Tristeza

Antón Grande

LUGO

11 dic 2020 . Actualizado a las 23:28 h.

Llevo tres semanas fuera de Lugo, a orillas del mar Cantábrico en donde me refugié, o eso intento, de este virus matador. He visto olas de seis metros y cuando el mar se solazaba, he ido a pescar, con más o menos acierto, pero he estado libre, o eso al menos me parece, de ese virus atronador que nos ataca. He paseado, tomado unas cañas y siempre a cubierto, paseando y volviendo a ver ese Cantábrico que es tan nuestro.

Ahora he vuelto a Lugo y la primera impresión que he tenido ha sido de una ciudad triste. Ya sé que la lluvia y los cielos grises ayudan a ello, pero no es mi Lugo, el alegre que conozco desde siempre.
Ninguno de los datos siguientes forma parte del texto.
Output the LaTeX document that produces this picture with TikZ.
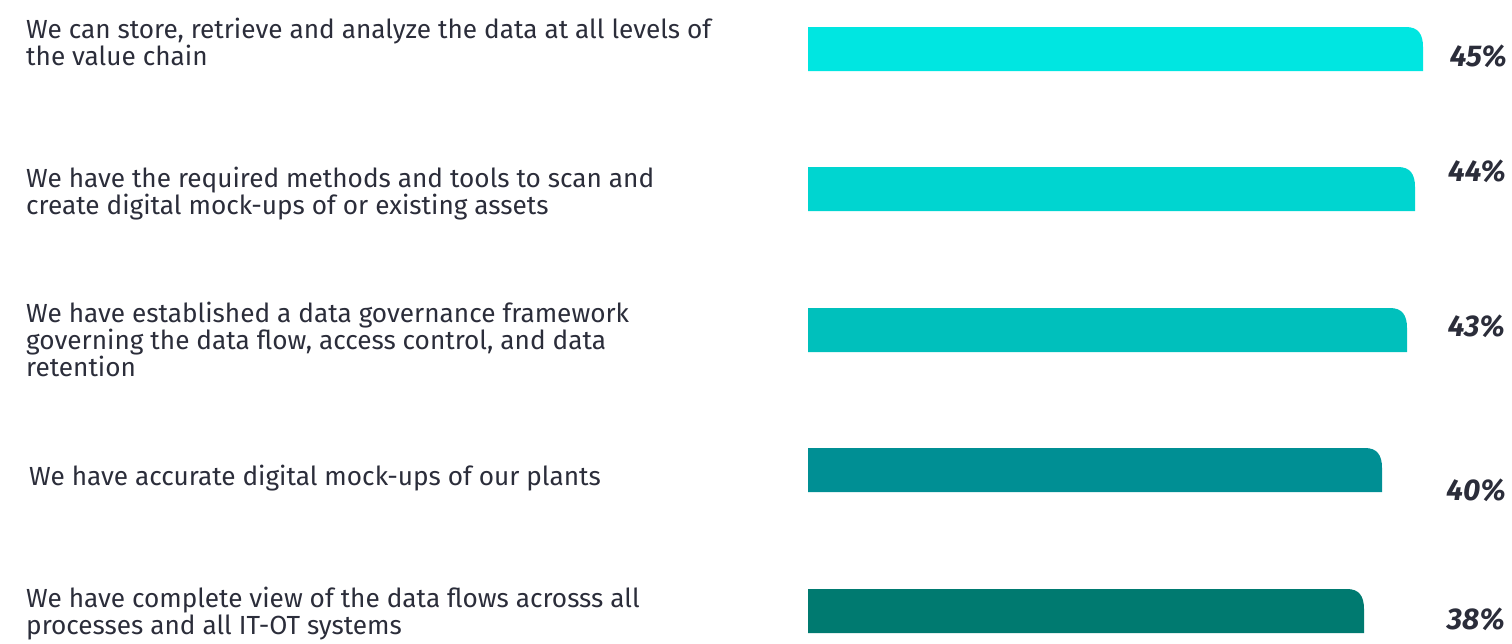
\documentclass[tikz,border=0pt]{standalone}
\usepackage{fontspec}
\setmainfont{Fira Sans}
\definecolor{txt}{HTML}{2B2D3A}
\definecolor{barA}{HTML}{00E6E1}
\definecolor{barB}{HTML}{00D5D0}
\definecolor{barC}{HTML}{00C0BC}
\definecolor{barD}{HTML}{008F94}
\definecolor{barE}{HTML}{007A70}
\tikzset{
  lbl/.style={anchor=base west, inner sep=0pt, align=left, text=txt,
    font=\fontsize{26.2}{27}\selectfont},
  pct/.style={anchor=base east, inner sep=0pt, text=txt,
    font=\fontsize{30}{31}\selectfont\bfseries\itshape},
}
\newcommand{\mybar}[3]{% color, top y, right x
  \fill[#1] (808,#2+44) -- (808,#2) -- (#3-17,#2)
    .. controls (#3-5,#2) and (#3,#2+7) .. (#3,#2+20) -- (#3,#2+44) -- cycle;
}
\begin{document}
\begin{tikzpicture}[x=1pt,y=-1pt]
\useasboundingbox (0,0) rectangle (1512,643);
\mybar{barA}{27}{1423}
\mybar{barB}{167}{1415}
\mybar{barC}{308}{1407}
\mybar{barD}{448}{1382}
\mybar{barE}{589}{1364}
\node[lbl] (t1) at (26,65) {We can store, retrieve and analyze the data at all levels of\\the value chain};
\node[lbl] (t2) at (26,214) {We have the required methods and tools to scan and\\create digital mock-ups of or existing assets};
\node[lbl] (t3) at (26,376) {We have established a data governance framework\\governing the data flow, access control, and data\\retention};
\node[lbl] (t4) at (29,485) {We have accurate digital mock-ups of our plants};
\node[lbl] (t5) at (26,634) {We have complete view of the data flows acrosss all\\processes and all IT-OT systems};
\node[pct] (p1) at (1507,66) {45\%};
\node[pct] (p2) at (1506,181) {44\%};
\node[pct] (p3) at (1505,336) {43\%};
\node[pct] (p4) at (1506,500) {40\%};
\node[pct] (p5) at (1505,629) {38\%};
\end{tikzpicture}
\end{document}
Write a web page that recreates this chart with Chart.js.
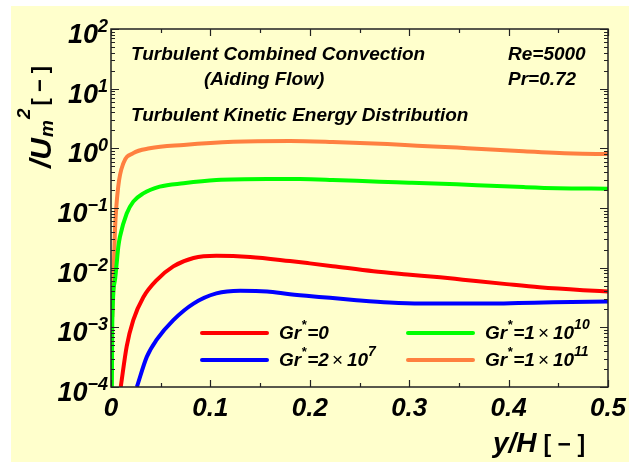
<!DOCTYPE html>
<html>
<head>
<meta charset="utf-8">
<script src="https://cdn.jsdelivr.net/npm/chart.js@4.4.1/dist/chart.umd.min.js"></script>
<style>
  html, body { margin: 0; padding: 0; background: #ffffff; }
  canvas { display: block; }
</style>
</head>
<body>
<canvas id="chart" width="640" height="462"></canvas>
<script>
// Turbulent kinetic energy <k>/Um^2 across the channel half-width y/H

// Gr* = 0
const xGr0 = [0.0098, 0.0158, 0.0224, 0.0325, 0.046, 0.0627, 0.083, 0.106, 0.14, 0.18, 0.2, 0.223, 0.264, 0.298, 0.331, 0.354, 0.398, 0.431, 0.475, 0.5];
const kGr0 = [1.0e-4, 4.8e-4, 1.32e-3, 3.2e-3, 6.2e-3, 0.0105, 0.0145, 0.0158, 0.0151, 0.0129, 0.0118, 0.0106, 0.0087, 0.0077, 0.0069, 0.0063, 0.0053, 0.0047, 0.0042, 0.0040];

// Gr* = 2 x 10^7
const xGr2e7 = [0.026, 0.036, 0.046, 0.0627, 0.083, 0.106, 0.13, 0.157, 0.18, 0.213, 0.247, 0.28, 0.312, 0.38, 0.41, 0.445, 0.5];
const kGr2e7 = [1.0e-4, 3.2e-4, 6.2e-4, 1.32e-3, 2.5e-3, 3.7e-3, 4.1e-3, 4.0e-3, 3.6e-3, 3.2e-3, 2.85e-3, 2.6e-3, 2.5e-3, 2.5e-3, 2.55e-3, 2.63e-3, 2.7e-3];

// Gr* = 1 x 10^10
const xGr1e10 = [0.0009, 0.0013, 0.004, 0.0057, 0.0073, 0.009, 0.0158, 0.0224, 0.0325, 0.049, 0.073, 0.106, 0.157, 0.19, 0.223, 0.27, 0.30, 0.348, 0.382, 0.415, 0.449, 0.5];
const kGr1e10 = [1.0e-4, 1.2e-3, 6.2e-3, 0.0117, 0.022, 0.033, 0.081, 0.128, 0.176, 0.228, 0.26, 0.294, 0.306, 0.306, 0.296, 0.275, 0.266, 0.25, 0.236, 0.224, 0.215, 0.211];

// Gr* = 1 x 10^11
const xGr1e11 = [0.0013, 0.004, 0.0073, 0.0124, 0.0224, 0.039, 0.073, 0.123, 0.18, 0.223, 0.278, 0.308, 0.348, 0.368, 0.415, 0.465, 0.5];
const kGr1e11 = [1.5e-3, 0.043, 0.23, 0.56, 0.83, 1.0, 1.14, 1.29, 1.33, 1.28, 1.18, 1.11, 1.03, 0.98, 0.89, 0.82, 0.80];

const seriesLabels = ['Gr*=0', 'Gr*=2×10^7', 'Gr*=1×10^10', 'Gr*=1×10^11'];
const seriesColors = ['#ff0000', '#0000ff', '#00ff00', '#ff8040'];

// axis tick labels
const xTickValues = [0, 0.1, 0.2, 0.3, 0.4, 0.5];
const xTickLabels = ['0', '0.1', '0.2', '0.3', '0.4', '0.5'];
const yDecadeValues = [1e-4, 1e-3, 1e-2, 1e-1, 1e0, 1e1, 1e2];
const yDecadeExponents = ['\u22124', '\u22123', '\u22122', '\u22121', '0', '1', '2'];

const FACE = '"Liberation Sans", Arial, sans-serif';
const F = (size, style) => `${style || 'bold italic'} ${size}px ${FACE}`;

// draws a run of text pieces [{t, font, dy, gap}] starting at x on baseline y
function runWidth(ctx, segs) {
  let w = 0;
  for (const s of segs) { ctx.font = s.font; w += ctx.measureText(s.t).width + (s.gap || 0); }
  return w;
}
function drawRun(ctx, x, y, segs) {
  let cx = x;
  for (const s of segs) {
    ctx.font = s.font;
    ctx.fillText(s.t, cx, y + (s.dy || 0));
    cx += ctx.measureText(s.t).width + (s.gap || 0);
  }
  return cx;
}

// "Gr*=2×10^7" -> pieces with superscript asterisk / exponent
function legendRun(label) {
  const segs = [];
  const m = label.match(/^Gr\*=(.*)$/);
  segs.push({ t: 'Gr', font: F(19), gap: 0 });
  segs.push({ t: '*', font: F(13), dy: -10, gap: 1 });
  const parts = m[1].split('×');
  if (parts.length === 1) {
    segs.push({ t: '=' + parts[0], font: F(19) });
  } else {
    segs.push({ t: '=' + parts[0], font: F(19), gap: 3 });
    segs.push({ t: '×', font: F(19, 'normal'), gap: 4 });
    const [base, exp] = parts[1].split('^');
    segs.push({ t: base, font: F(19), gap: 0 });
    segs.push({ t: exp, font: F(14), dy: -10 });
  }
  return segs;
}

const decor = {
  id: 'decor',
  beforeDraw(chart) {
    const ctx = chart.ctx;
    ctx.save();
    ctx.fillStyle = '#ffffff';
    ctx.fillRect(0, 0, chart.width, chart.height);
    ctx.fillStyle = '#ffffcc';
    ctx.fillRect(11, 6, 618, 456);
    ctx.restore();
  },
  afterDatasetsDraw(chart) {
    const ctx = chart.ctx;
    const a = chart.chartArea;
    const xs = chart.scales.x, ys = chart.scales.y;
    ctx.save();
    ctx.strokeStyle = '#222222';
    ctx.lineWidth = 1.5;
    ctx.strokeRect(a.left, a.top, a.right - a.left, a.bottom - a.top);
    ctx.lineWidth = 1.2;
    ctx.beginPath();
    // log ticks on left and right
    for (let d = 0; d < yDecadeValues.length; d++) {
      const dec = yDecadeValues[d];
      const py = Math.round(ys.getPixelForValue(dec)) + 0.5;
      ctx.moveTo(a.left, py); ctx.lineTo(a.left + 8, py);
      ctx.moveTo(a.right, py); ctx.lineTo(a.right - 8, py);
      if (d === yDecadeValues.length - 1) break;
      for (let m = 2; m <= 9; m++) {
        const pm = Math.round(ys.getPixelForValue(dec * m)) + 0.5;
        ctx.moveTo(a.left, pm); ctx.lineTo(a.left + 4, pm);
        ctx.moveTo(a.right, pm); ctx.lineTo(a.right - 4, pm);
      }
    }
    // linear ticks on bottom and top
    for (let i = 0; i <= 10; i++) {
      const v = i * 0.05;
      const px = Math.round(xs.getPixelForValue(v)) + 0.5;
      const len = (i % 2 === 0) ? 7 : 4;
      ctx.moveTo(px, a.bottom); ctx.lineTo(px, a.bottom - len);
      ctx.moveTo(px, a.top); ctx.lineTo(px, a.top + len);
    }
    ctx.stroke();
    ctx.restore();
  },
  afterDraw(chart) {
    const ctx = chart.ctx;
    const xs = chart.scales.x, ys = chart.scales.y;
    ctx.save();
    ctx.fillStyle = '#000000';
    ctx.textBaseline = 'alphabetic';
    ctx.textAlign = 'left';

    // y tick labels 10^n
    yDecadeValues.forEach((v, i) => {
      const py = ys.getPixelForValue(v);
      const segs = [
        { t: '10', font: F(27), gap: 0 },
        { t: yDecadeExponents[i], font: F(18), dy: -11 }
      ];
      const w = runWidth(ctx, segs);
      drawRun(ctx, 108 - w, py + 14, segs);
    });

    // x tick labels
    ctx.font = F(26);
    xTickValues.forEach((v, i) => {
      const px = xs.getPixelForValue(v);
      const w = ctx.measureText(xTickLabels[i]).width;
      ctx.fillText(xTickLabels[i], px - w / 2, 416);
    });

    // x axis title
    drawRun(ctx, 493, 452, [
      { t: 'y/H', font: F(28), gap: 7 },
      { t: '[ \u2212 ]', font: F(23, 'bold') }
    ]);

    // y axis title (rotated)
    ctx.save();
    ctx.translate(51, 168);
    ctx.rotate(-Math.PI / 2);
    drawRun(ctx, 0, 0, [
      { t: '/U', font: F(30), gap: 1 },
      { t: 'm', font: F(19), dy: 2, gap: 1 },
      { t: '2', font: F(19), dy: -21, gap: 3 },
      { t: '[ \u2212 ]', font: F(22, 'bold'), dy: -4 }
    ]);
    ctx.restore();

    // annotations inside the frame
    ctx.font = F(19);
    ctx.fillText('Turbulent Combined Convection', 131, 60);
    ctx.fillText('(Aiding Flow)', 204, 85);
    ctx.fillText('Turbulent Kinetic Energy Distribution', 131, 121);
    ctx.fillText('Re=5000', 508, 60);
    ctx.fillText('Pr=0.72', 508, 85);

    // legend, two columns
    const cols = [202, 408];
    const rows = [333, 360];
    const order = [[0, 0, 0], [1, 0, 1], [2, 1, 0], [3, 1, 1]];
    order.forEach(([si, c, r]) => {
      const lx = cols[c], ly = rows[r];
      ctx.strokeStyle = seriesColors[si];
      ctx.lineWidth = 4;
      ctx.lineCap = 'round';
      ctx.beginPath();
      ctx.moveTo(lx, ly); ctx.lineTo(lx + 65, ly);
      ctx.stroke();
      ctx.fillStyle = '#000000';
      drawRun(ctx, lx + 77, ly + 6, legendRun(seriesLabels[si]));
    });
    ctx.restore();
  }
};

const seriesX = [xGr0, xGr2e7, xGr1e10, xGr1e11];
const seriesK = [kGr0, kGr2e7, kGr1e10, kGr1e11];

new Chart(document.getElementById('chart').getContext('2d'), {
  type: 'line',
  data: {
    datasets: seriesX.map((xv, s) => ({
      label: seriesLabels[s],
      data: xv.map((x, i) => ({ x: x, y: seriesK[s][i] })),
      borderColor: seriesColors[s],
      borderWidth: 4,
      pointRadius: 0,
      fill: false,
      cubicInterpolationMode: 'monotone',
      borderJoinStyle: 'round'
    }))
  },
  options: {
    responsive: false,
    animation: false,
    devicePixelRatio: 1,
    layout: { padding: { left: 111, right: 32, top: 29, bottom: 75 } },
    scales: {
      x: { type: 'linear', min: 0, max: 0.5, display: false },
      y: { type: 'logarithmic', min: 1e-4, max: 100, display: false }
    },
    plugins: { legend: { display: false }, tooltip: { enabled: false } }
  },
  plugins: [decor]
});
</script>
</body>
</html>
Los bares, prácticamente cerrados, que dan una alegría callejera, no estaban, o sí, pero sin gentes a sus alrededores. Salí al atardecer, y nadie, prácticamente nadie, me encontré en sus calles desiertas con quien echar una parrafada; las terrazas, un vacio que no recordaba desde hacía tiempo.

Lugo está triste, se nota en sus gentes, cuando con las pocas que me cruzo me miran por encima de sus mascarillas, algunas que me reconocen pero yo a ellas no. Vengo del mar, abierto, con tertulias al mediodía o al anochecer y me encuentro una ciudad, la mía, comprimida, en la que es difícil localizar a mis amistades porque también se ocultan antes que salir a ver qué pasa, a pasear, a enfrentarse.

Lugo es una ciudad desierta por las tardes, el centro, en donde vivo, no es más que una sepultura de vida y la lluvia, en las calles vacías, no supone más que un odio hacia el futuro, una desesperanza de la nada.

He vuelto a Lugo, a esta triste ciudad que me ha amamantado durante muchos años y no la he reconocido. Mira que amo a Lugo, pero desde luego, esta no es mi ciudad. Esperemos al mañana, que es lo que queda.